In February, TAZO Tea and American Forests launched the TAZO Tree Corps to bring tree equity and urban forestry jobs to U.S. cities.
Black, Indigenous, and People of Color (BIPOC) communities across the country have 20% fewer trees on average than in white communities. This lack of tree equity – a vision for all people in every community to receive the benefits that trees provide, regardless of income, race or location – affects everything from a neighborhood’s air and water quality, mental health, stormwater management, utility bills, property values, and economic resilience.
Planting trees alone isn’t enough to create tree equity. Cities need people who can plant and take care of those trees so that they’ll flourish and provide benefits for years to come. Meanwhile, the same neighborhoods with the highest need for trees, and who feel the disproportionate impact of the climate crisis are also impacted by unemployment and joblessness.

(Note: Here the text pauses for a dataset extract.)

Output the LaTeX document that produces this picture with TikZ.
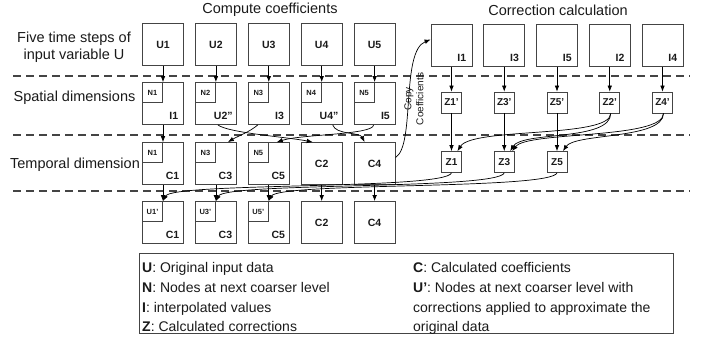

To address this, TAZO tea has partnered with American Forests to launch the TAZO Tree Corps, an urban forestry workforce that aims to transform lives by training and employing local fellows to plant and care for trees in the neighborhoods that need them the most. Achieving tree equity will require planting 31.4 million trees every year and an investment of at least $8.9 billion in urban forestry in the U.S. annually. Ultimately, scaling up urban forestry efforts would also support more than 228,000 jobs and store almost a billion metric tons of carbon.
The project is launching in Spring 2021 in Minneapolis, the San Francisco Bay area and Detroit, expanding to Richmond, VA, and The Bronx, NY in 2022.